Interestingly, the commandment "Thou shalt not lie" does not exist among the Ten Commandments. The ninth commandment, which prohibits bearing false witness against one's neighbor, certainly prohibits lying, but in the specific context, against one's neighbor.
On several occasions, we read of God intentionally deceiving people in the Bible. Exodus 4:21, 1 Kings 22:23, Jeremiah 4:10, Ezekiel 14:9, Romans 11:7-10, and 2 Thessalonians 2:11 are a few good examples. This is a surprising fact, considering that Satan - God's opposition - is labeled the "father of liars" (John 8:44). How is God's deception different from Satan's? We will examine the answer to this question shortly.
Of course, no believer would argue that lying is an honorable practice. On the contrary, lying is generally anything but honorable. Lies spoken in betrayal force a lack of trust, which, in turn, causes bitterness, resentment, and a slew of other problems that violate love and tear apart relationships.
Other times, however, lying seems to accomplish the opposite. On a near daily basis, we may find ourselves confronted with instances where not telling the whole truth would actually prevent the destructive effects lies often cause.
For example, wives frequently ask their husbands how they look in an outfit. They tend to be specific in their questioning, asking something like, "Honey, do you think this dress makes me look more chubby?" If her husband thinks the dress does, in fact, make her look bigger, he would be a fool to answer her honestly. By saying, "Well dear, I'm sorry, but honestly I do think it makes you look chubby," he will be causing far more harm to her than he would by lying about his true thoughts. In this case (which is extremely common among married couples), honesty is not "the best policy." A completely honest response by the husband would not only hurt his wife's feelings; it could potentially make her feel unattractive and undesirable for the rest of her marriage. In all likelihood, the husband wouldn't be less attracted to his wife, even if he does think the dress makes her look heavier, and by lying out of love he saves her feelings and encourages her.
Likewise, if a husband feels sexually inadequate and asks his wife if his fears are valid, the wife would be cruel to confirm her husband's fears, even if they are founded. The honesty of the wife would effectively emasculate the husband and cause irreparable damage.
If an intruder broke into my house, held me at gunpoint, and asked if there was anyone else home, would it be wrong to lie and say "no" if my wife and children were hiding? By telling the truth I would risk their lives, but by lying I may save them.
Countless examples like these exist, but they should be sufficient to make the point that all lying is not evil. With so many temptations to tell "little white lies" on a near daily basis, how can we discern when to bend the truth and when to be completely honest?
The answer to this question (and many more like it regarding God's commandments) is found in the reality that the entire law is fulfilled in the commandment to love your neighbor as yourself (Gal. 5:14). God is love (1 John 4:8) and love is the greatest virtue (1 Co. 13:13).
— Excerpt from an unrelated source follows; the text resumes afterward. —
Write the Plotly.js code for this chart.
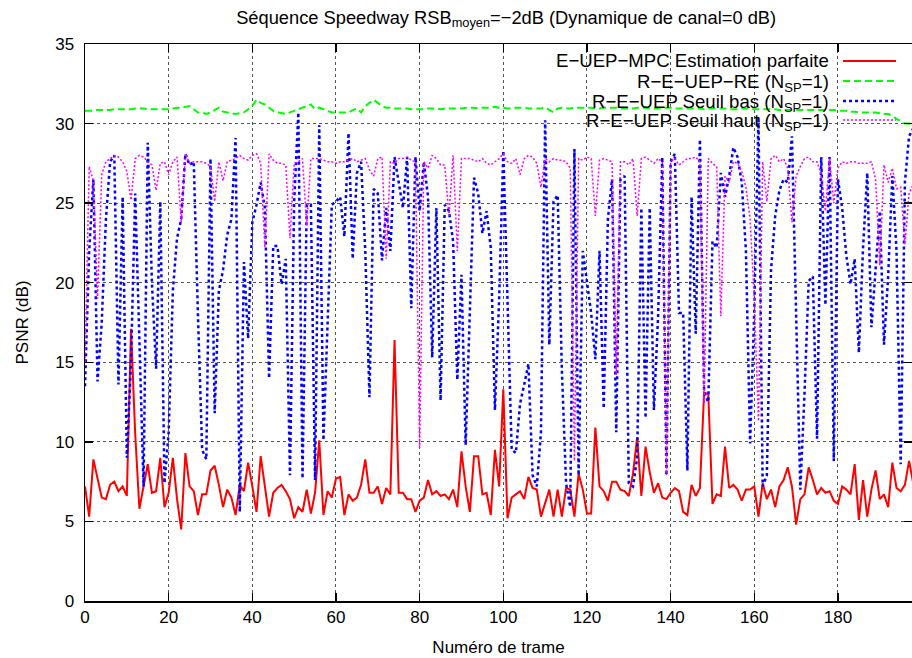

By filtering everything through love, we can easily discern the best course of action in any circumstance. As a general rule we should avoid lying, but when the whole truth will violate love by causing harm to another, we find an exception to the rule. If following the letter of the law violates love, we must do the opposite. Ironically, in such cases, breaking the law actually upholds what's righteous. Whether it's lying or any other issue, the right answer is always found in the law of love, not the written letter.
This is precisely how God managed deception in every historical instance. Every time God deceived, it was for the purpose of fulfilling His plan and accomplishing the greater good. God's deception was always done out of love. On the contrary, Satan's many deceptions are all done in an effort to harm others and prevent God's plan.
Recognizing the truth about lying is vital because if you hold to the philosophy that "honesty is always the best policy," you will likely violate the law of love on a fairly regular basis. You may hurt someone's feelings, tear them down, or weaken their confidence all in the name of "truth," when withholding the complete truth would serve the greater purpose of upholding love and building them up. When you understand that love fulfills the law and begin to filter everything through that standard, your motto will change to "honesty is the best policy except when it violates the greatest law of love."